Der Londoner Bürgermeister Boris Johnson hat, nachdem England bei der Bewerbung um die Fußball-WM 2022 Katar unterlegen war, zunächst erwogen, man solle einen raschen Militärschlag gegen eines der Länder führen, »deren lügnerische Vertreter England aufs Kreuz gelegt haben – einfach um die Luft zu reinigen«. Ersatzweise könne man die FIFA in Zürich mit Spezialeinheiten der Polizei überfallen. Das alles ginge vollkommen in Ordnung, finde ich, aber es bindet letztlich zu viel Energie. Außerdem sind unsere Politiker zu schwach für so was. Deshalb ist ein dritter Vorschlag Johnsons besser: Man sollte eine neue Weltfußballorganisation gründen, einen Verband jener Länder, die wirklich Fußball spielen, Argentinien, Brasilien, Spanien, Holland und so weiter. Dazu könnte England gehören, obwohl die englische Nationalmannschaft in den vergangenen Jahrzehnten nicht besonders abgeschnitten hat. Aber angesichts der Demütigung durch Katar müssen wir bereit sein, Unterstützungsarbeit zu leisten.

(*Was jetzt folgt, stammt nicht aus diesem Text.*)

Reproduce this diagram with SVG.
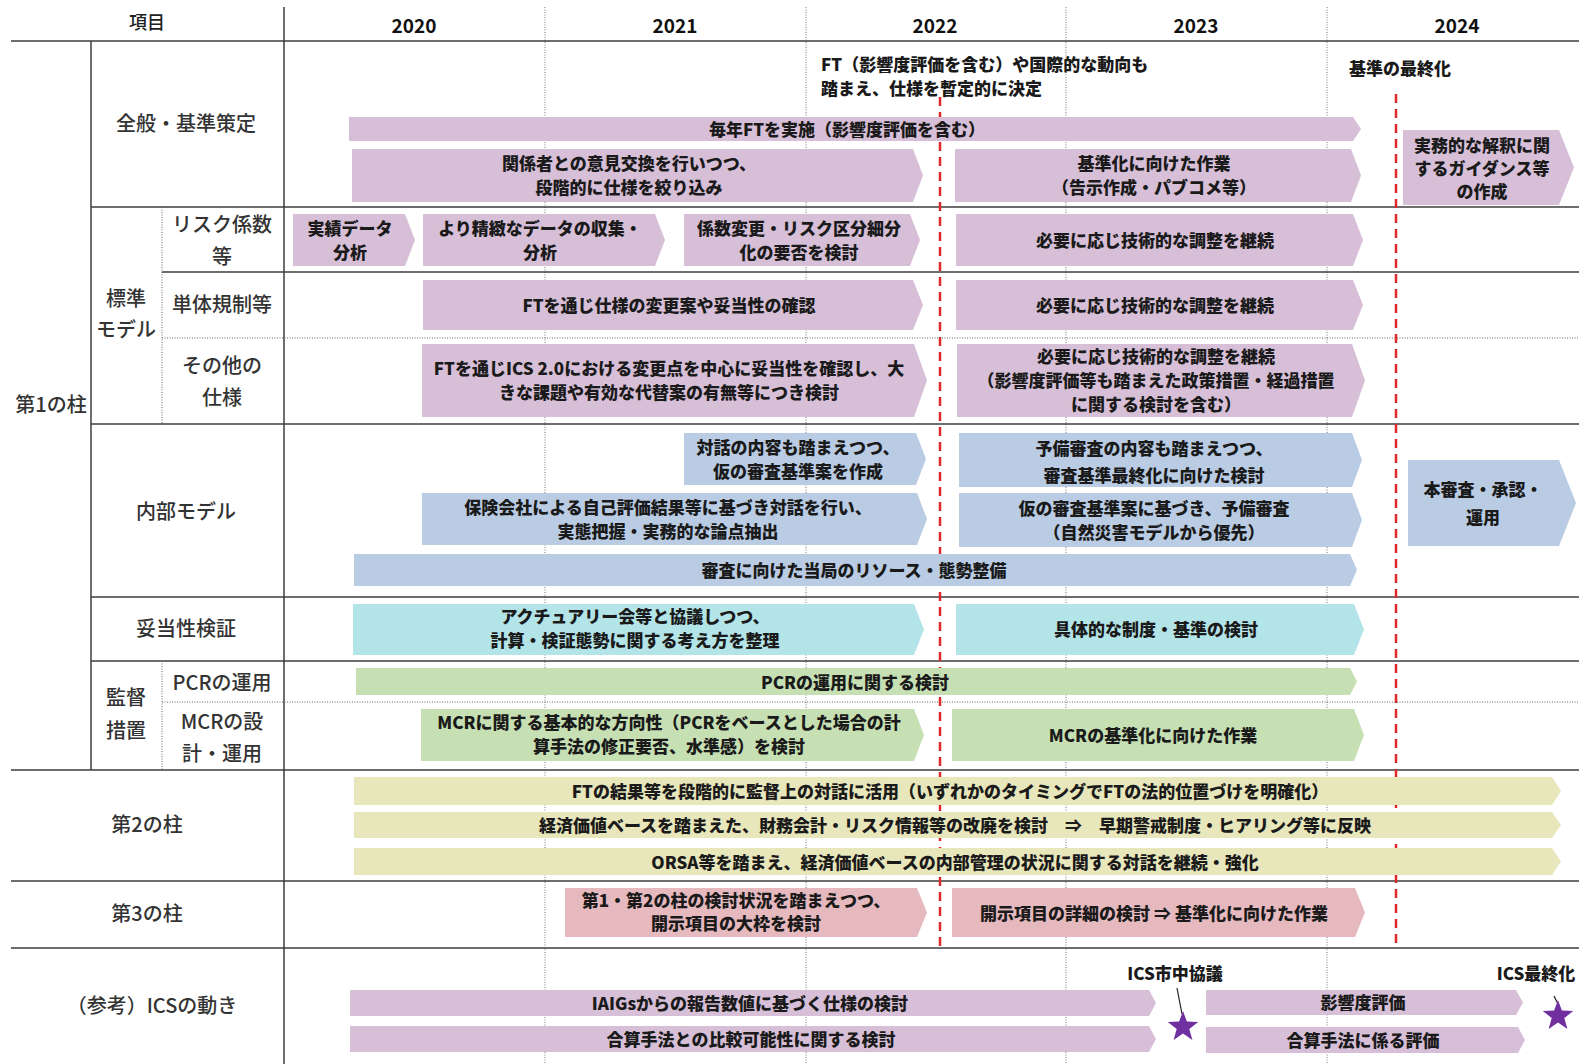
<svg xmlns="http://www.w3.org/2000/svg" width="1579" height="1064" viewBox="0 0 1579 1064">
<defs>
<style>
text{font-family:"Noto Sans CJK JP","Noto Sans CJK SC",sans-serif;}
.h{font-size:19px;font-weight:700;fill:#111;text-anchor:middle;dominant-baseline:central}
.hk{font-size:18px;font-weight:500;fill:#222;text-anchor:middle;dominant-baseline:central}
.l{font-size:20px;font-weight:500;fill:#333;text-anchor:middle;dominant-baseline:central}
.t{font-size:17px;font-weight:900;fill:#1a1a1a;text-anchor:middle;dominant-baseline:central}
.a{font-size:17px;font-weight:900;fill:#1a1a1a;dominant-baseline:central}
.g{stroke:#3c3c3c;stroke-width:1.5;fill:none}
.gd{stroke:#666;stroke-width:1;stroke-dasharray:1 1.5;fill:none}
.yr{stroke:#777;stroke-width:1;stroke-dasharray:1 1.5;fill:none}
.red{stroke:#e0282c;stroke-width:2.5;stroke-dasharray:9 6;fill:none}
.pu{fill:#d7bfd8}.bl{fill:#b9cce4}.cy{fill:#b3e4e8}.gr{fill:#c6e0b4}.ye{fill:#e8e6bb}.pk{fill:#e6b9bf}
.star{fill:#7030a0}
.pin{stroke:#222;stroke-width:1.2}
</style>
<polygon id="star" points="0,-16 3.9,-5.4 15.2,-4.9 6.3,2.05 9.4,12.9 0,6.6 -9.4,12.9 -6.3,2.05 -15.2,-4.9 -3.9,-5.4"/>
</defs>
<rect width="1579" height="1064" fill="#fff"/>

<g id="grid">
<line class="yr" x1="545" y1="7" x2="545" y2="1064"/>
<line class="yr" x1="806" y1="7" x2="806" y2="1064"/>
<line class="yr" x1="1066" y1="7" x2="1066" y2="1064"/>
<line class="yr" x1="1327" y1="7" x2="1327" y2="1064"/>
<line class="g" x1="284" y1="7" x2="284" y2="1064"/>
<line class="g" x1="11" y1="41" x2="1579" y2="41"/>
<line class="g" x1="91" y1="41" x2="91" y2="770"/>
<line class="g" x1="91" y1="207" x2="1579" y2="207"/>
<line class="gd" x1="162" y1="207" x2="162" y2="424"/>
<line class="g" x1="162" y1="272" x2="1579" y2="272"/>
<line class="gd" x1="162" y1="338" x2="1579" y2="338"/>
<line class="g" x1="91" y1="424" x2="1579" y2="424"/>
<line class="g" x1="91" y1="597" x2="1579" y2="597"/>
<line class="g" x1="91" y1="661" x2="1579" y2="661"/>
<line class="gd" x1="162" y1="661" x2="162" y2="770"/>
<line class="gd" x1="162" y1="702" x2="1579" y2="702"/>
<line class="g" x1="11" y1="770" x2="1579" y2="770"/>
<line class="g" x1="11" y1="881" x2="1579" y2="881"/>
<line class="g" x1="11" y1="948" x2="1579" y2="948"/>
</g>

<g id="header">
<text class="hk" x="147" y="21">項目</text>
<text class="h" x="414" y="24">2020</text>
<text class="h" x="675" y="24">2021</text>
<text class="h" x="935" y="24">2022</text>
<text class="h" x="1196" y="24">2023</text>
<text class="h" x="1457" y="24">2024</text>
</g>

<g id="labels">
<text class="l" x="51" y="403">第1の柱</text>
<text class="l" x="186" y="122">全般・基準策定</text>
<text class="l" x="126" y="297">標準</text>
<text class="l" x="126" y="328">モデル</text>
<text class="l" x="222" y="223">リスク係数</text>
<text class="l" x="222" y="255">等</text>
<text class="l" x="222" y="303">単体規制等</text>
<text class="l" x="222" y="364">その他の</text>
<text class="l" x="222" y="396">仕様</text>
<text class="l" x="186" y="510">内部モデル</text>
<text class="l" x="186" y="627">妥当性検証</text>
<text class="l" x="126" y="696">監督</text>
<text class="l" x="126" y="729">措置</text>
<text class="l" x="222" y="681">PCRの運用</text>
<text class="l" x="222" y="720">MCRの設</text>
<text class="l" x="222" y="752">計・運用</text>
<text class="l" x="147" y="823">第2の柱</text>
<text class="l" x="147" y="912">第3の柱</text>
<text class="l" x="152" y="1004">（参考）ICSの動き</text>
</g>

<g id="milestones">
<line class="red" x1="940" y1="97" x2="940" y2="946"/>
<line class="red" x1="1396" y1="94" x2="1396" y2="944"/>
<text class="a" x="821" y="63">FT（影響度評価を含む）や国際的な動向も</text>
<text class="a" x="821" y="87">踏まえ、仕様を暫定的に決定</text>
<text class="a" x="1349" y="67">基準の最終化</text>
</g>

<g id="b1"><polygon class="pu" points="349,117 1353,117 1361,129 1353,141 349,141"/><text class="t" x="847" y="128">毎年FTを実施（影響度評価を含む）</text></g>
<g id="b2"><polygon class="pu" points="352,149 913,149 923,175.5 913,202 352,202"/><text class="t"><tspan x="629" y="162">関係者との意見交換を行いつつ、</tspan><tspan x="629" y="186">段階的に仕様を絞り込み</tspan></text></g>
<g id="b3"><polygon class="pu" points="955,149 1351,149 1361,175.5 1351,202 955,202"/><text class="t"><tspan x="1154" y="162">基準化に向けた作業</tspan><tspan x="1154" y="186">（告示作成・パブコメ等）</tspan></text></g>
<g id="b4"><polygon class="pu" points="1403,130 1559,130 1574,167.5 1559,205 1403,205"/><text class="t"><tspan x="1482" y="144">実務的な解釈に関</tspan><tspan x="1482" y="167">するガイダンス等</tspan><tspan x="1482" y="190">の作成</tspan></text></g>

<g id="b5"><polygon class="pu" points="293,214 405,214 415,240 405,266 293,266"/><text class="t"><tspan x="350" y="227">実績データ</tspan><tspan x="350" y="251">分析</tspan></text></g>
<g id="b6"><polygon class="pu" points="423,214 655,214 665,240 655,266 423,266"/><text class="t"><tspan x="540" y="227">より精緻なデータの収集・</tspan><tspan x="540" y="251">分析</tspan></text></g>
<g id="b7"><polygon class="pu" points="684,214 910,214 920,240 910,266 684,266"/><text class="t"><tspan x="799" y="227">係数変更・リスク区分細分</tspan><tspan x="799" y="251">化の要否を検討</tspan></text></g>
<g id="b8"><polygon class="pu" points="956,214 1353,214 1363,240 1353,266 956,266"/><text class="t" x="1155" y="239">必要に応じ技術的な調整を継続</text></g>

<g id="b9"><polygon class="pu" points="423,280 913,280 923,305 913,330 423,330"/><text class="t" x="669" y="304">FTを通じ仕様の変更案や妥当性の確認</text></g>
<g id="b10"><polygon class="pu" points="956,280 1353,280 1363,305 1353,330 956,330"/><text class="t" x="1155" y="304">必要に応じ技術的な調整を継続</text></g>

<g id="b11"><polygon class="pu" points="422,344 914,344 927,380.5 914,417 422,417"/><text class="t"><tspan x="669" y="367">FTを通じICS 2.0における変更点を中心に妥当性を確認し、大</tspan><tspan x="669" y="391">きな課題や有効な代替案の有無等につき検討</tspan></text></g>
<g id="b12"><polygon class="pu" points="957,344 1352,344 1365,380.5 1352,417 957,417"/><text class="t"><tspan x="1156" y="355">必要に応じ技術的な調整を継続</tspan><tspan x="1156" y="379">（影響度評価等も踏まえた政策措置・経過措置</tspan><tspan x="1156" y="403">に関する検討を含む）</tspan></text></g>

<g id="b13"><polygon class="bl" points="684,433 916,433 926,459 916,485 684,485"/><text class="t"><tspan x="798" y="446">対話の内容も踏まえつつ、</tspan><tspan x="798" y="470">仮の審査基準案を作成</tspan></text></g>
<g id="b14"><polygon class="bl" points="959,433 1352,433 1362,460 1352,487 959,487"/><text class="t"><tspan x="1154" y="447">予備審査の内容も踏まえつつ、</tspan><tspan x="1154" y="474">審査基準最終化に向けた検討</tspan></text></g>
<g id="b15"><polygon class="bl" points="422,493 917,493 927,519 917,545 422,545"/><text class="t"><tspan x="668" y="506">保険会社による自己評価結果等に基づき対話を行い、</tspan><tspan x="668" y="530">実態把握・実務的な論点抽出</tspan></text></g>
<g id="b16"><polygon class="bl" points="959,493 1352,493 1362,520 1352,547 959,547"/><text class="t"><tspan x="1154" y="507">仮の審査基準案に基づき、予備審査</tspan><tspan x="1154" y="531">（自然災害モデルから優先）</tspan></text></g>
<g id="b17"><polygon class="bl" points="354,554 1350,554 1357,570 1350,586 354,586"/><text class="t" x="854" y="569">審査に向けた当局のリソース・態勢整備</text></g>
<g id="b18"><polygon class="bl" points="1408,460 1559,460 1576,503 1559,546 1408,546"/><text class="t"><tspan x="1483" y="488">本審査・承認・</tspan><tspan x="1483" y="516">運用</tspan></text></g>

<g id="b19"><polygon class="cy" points="353,604 914,604 924,629.5 914,655 353,655"/><text class="t"><tspan x="635" y="615">アクチュアリー会等と協議しつつ、</tspan><tspan x="635" y="639">計算・検証態勢に関する考え方を整理</tspan></text></g>
<g id="b20"><polygon class="cy" points="956,604 1354,604 1364,629.5 1354,655 956,655"/><text class="t" x="1156" y="628">具体的な制度・基準の検討</text></g>

<g id="b21"><polygon class="gr" points="356,668 1350,668 1357,681.5 1350,695 356,695"/><text class="t" x="855" y="681">PCRの運用に関する検討</text></g>
<g id="b22"><polygon class="gr" points="421,709 914,709 924,735 914,761 421,761"/><text class="t"><tspan x="669" y="721">MCRに関する基本的な方向性（PCRをベースとした場合の計</tspan><tspan x="669" y="745">算手法の修正要否、水準感）を検討</tspan></text></g>
<g id="b23"><polygon class="gr" points="952,709 1354,709 1364,735 1354,761 952,761"/><text class="t" x="1153" y="734">MCRの基準化に向けた作業</text></g>

<g id="b24"><polygon class="ye" points="354,777 1552,777 1561,791 1552,805 354,805"/><text class="t" x="950" y="790">FTの結果等を段階的に監督上の対話に活用（いずれかのタイミングでFTの法的位置づけを明確化）</text></g>
<g id="b25"><polygon class="ye" points="354,812 1552,812 1561,825 1552,838 354,838"/><text class="t" x="955" y="824">経済価値ベースを踏まえた、財務会計・リスク情報等の改廃を検討　⇒　早期警戒制度・ヒアリング等に反映</text></g>
<g id="b26"><polygon class="ye" points="354,848 1552,848 1561,861.5 1552,875 354,875"/><text class="t" x="955" y="861">ORSA等を踏まえ、経済価値ベースの内部管理の状況に関する対話を継続・強化</text></g>

<g id="b27"><polygon class="pk" points="565,888 917,888 927,912.5 917,937 565,937"/><text class="t"><tspan x="736" y="899">第1・第2の柱の検討状況を踏まえつつ、</tspan><tspan x="736" y="922">開示項目の大枠を検討</tspan></text></g>
<g id="b28"><polygon class="pk" points="952,888 1355,888 1365,912.5 1355,937 952,937"/><text class="t" x="1154" y="912">開示項目の詳細の検討 ⇒ 基準化に向けた作業</text></g>

<g id="b29"><polygon class="pu" points="350,990 1149,990 1156,1003 1149,1016 350,1016"/><text class="t" x="750" y="1002">IAIGsからの報告数値に基づく仕様の検討</text></g>
<g id="b30"><polygon class="pu" points="350,1026 1149,1026 1156,1039 1149,1052 350,1052"/><text class="t" x="751" y="1038">合算手法との比較可能性に関する検討</text></g>
<g id="b31"><polygon class="pu" points="1206,990 1516,990 1523,1002.5 1516,1015 1206,1015"/><text class="t" x="1363" y="1001">影響度評価</text></g>
<g id="b32"><polygon class="pu" points="1206,1027 1518,1027 1525,1040 1518,1053 1206,1053"/><text class="t" x="1363" y="1039">合算手法に係る評価</text></g>

<g id="ics-consult"><text class="t" x="1175" y="972">ICS市中協議</text><line class="pin" x1="1177" y1="988" x2="1182" y2="1014"/><use href="#star" class="star" x="1183" y="1027"/></g>
<g id="ics-final"><text class="t" x="1536" y="972">ICS最終化</text><line class="pin" x1="1554" y1="996" x2="1558" y2="1004"/><use href="#star" class="star" x="1558" y="1016"/></g>
</svg>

Wir können Trainer abstellen, die wir nicht benötigen, Lothar Matthäus etwa. Wir wären bereit, Oliver Kahn als Motivationscoach zu schicken. Wir wollen einen Weltfußballverband mit vom Volk gewählten Abgeordneten. Wir könnten einiges tun. Wir haben es nicht nötig, uns von FIFA-Blatter vorführen zu lassen. Wir hätten Beckenbauer als Präsidenten der neuen Union. Wir sind sehr wütend. Der Fußball gehört uns, nicht den Emiren. Sie sollen sich hinten anstellen. Ihre Stürmer sollen trainieren, aus ein, zwei, drei Metern das Tor zu treffen. Wir haben Leute, die erledigen das aus sechzig Metern, ich bitte sehr, wer sind wir, dass wir das Wort »Katar« in den Mund nehmen müssen?!
Ich hätte gute Lust, gleich noch ein paar Reformmaßnahmen für den Literatur-Nobelpreis vorzuschlagen, wird nicht auf der Stelle meinen Wünschen entsprochen. Sie entsprechen den in den Seelen unserer Völker verborgenen Vorstellungen.
Noch was? Ja. Herzliche Grüße an Clara Hoffmann.